Burt’s Machine, 1829.
A few years after Projean’s effort we find a new influence at work. The electric telegraph had been invented, and the effort of inventors to produce a telegraphic printing mechanism gave an impetus to the idea of a writing machine. In 1840 the British Patent Office records the application of Alexander Bain and Thomas Wright on a writing machine for use in connection with the telegraph. These men were afterwards better known as the inventors of a telegraphic printer. As a typewriter, Bain’s device was of no value and scarcely deserves serious mention. A more important step in the progress of the art was taken by Charles Thurber of Worcester, Mass., to whom a patent was granted in 1843, followed by another in 1845. The Thurber machine of 1843 contains one notable advance; the letter spacing was effected by the longitudinal motion of a platen, a principle which is a feature of all modern machines. This machine did excellent work, but the printing mechanism was too slow for practical use and none were manufactured. A model of Thurber’s machine is now in the Smithsonian Institution at Washington, and a later model, showing important improvements, is preserved by the Worcester Society of Antiquarians.

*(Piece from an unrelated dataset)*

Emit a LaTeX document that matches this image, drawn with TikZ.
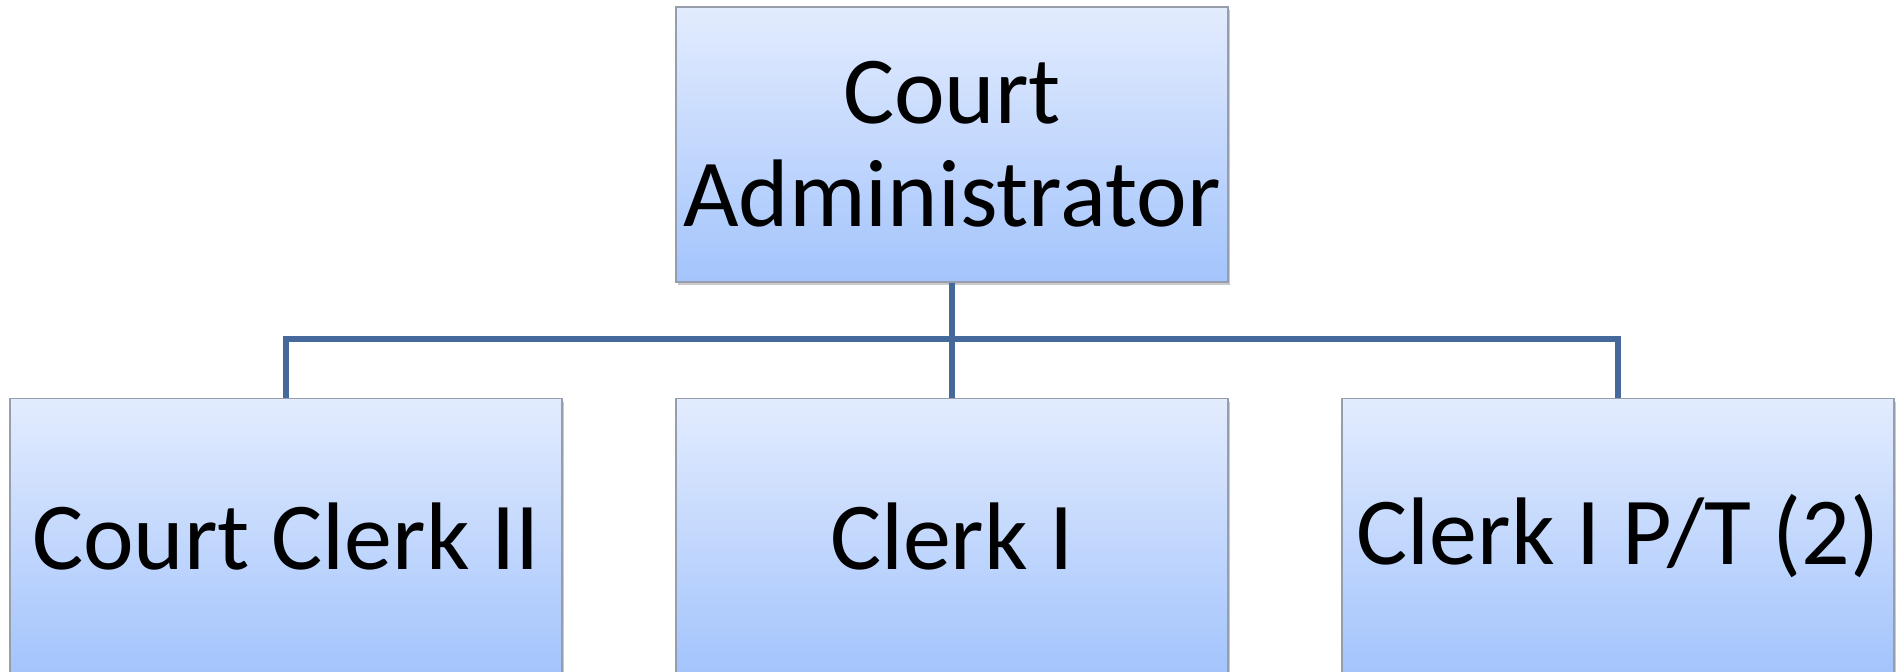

Thurber’s other model of 1845 was not a typewriter at all, but a “writing machine” in the strictest sense. It was designed to perform the motions of the hand in writing, and was intended for the use of the blind. This attempt was a failure, but it illustrates again how prominently the needs of the blind figured in the efforts of the early inventors.
Thurber’s Machine, 1843.
The same is true of the next recorded effort, which was the invention of a blind man, Pierre Foucault, a teacher in the Paris Institution for the Blind. Foucault’s machine, which was patented in France in 1849, printed embossed letters for the blind very successfully. This machine attracted great attention and was awarded a gold medal at the World’s Fair at London, in 1851. Several of them were constructed and remained in service for a long time in institutions for the blind in different parts of Europe. But the machine never came into very general use.
The scene now re-crosses the Atlantic, where it is destined to remain until the appearance of the first practical typewriter. Oliver T. Eddy of Baltimore took out a patent in the year 1850. This machine, in the inventor’s own words, was “designed to furnish the means of substituting printed letters and signs for written ones in the transaction of every day business.” Eddy’s life record is one of the tragedies of early typewriter invention. He devoted many years of labor to his machine, and is said to have died in poverty after a futile appeal to the Government for assistance. The Eddy machine was highly ingenious and did good work, but was too cumbersome and intricate for practical use.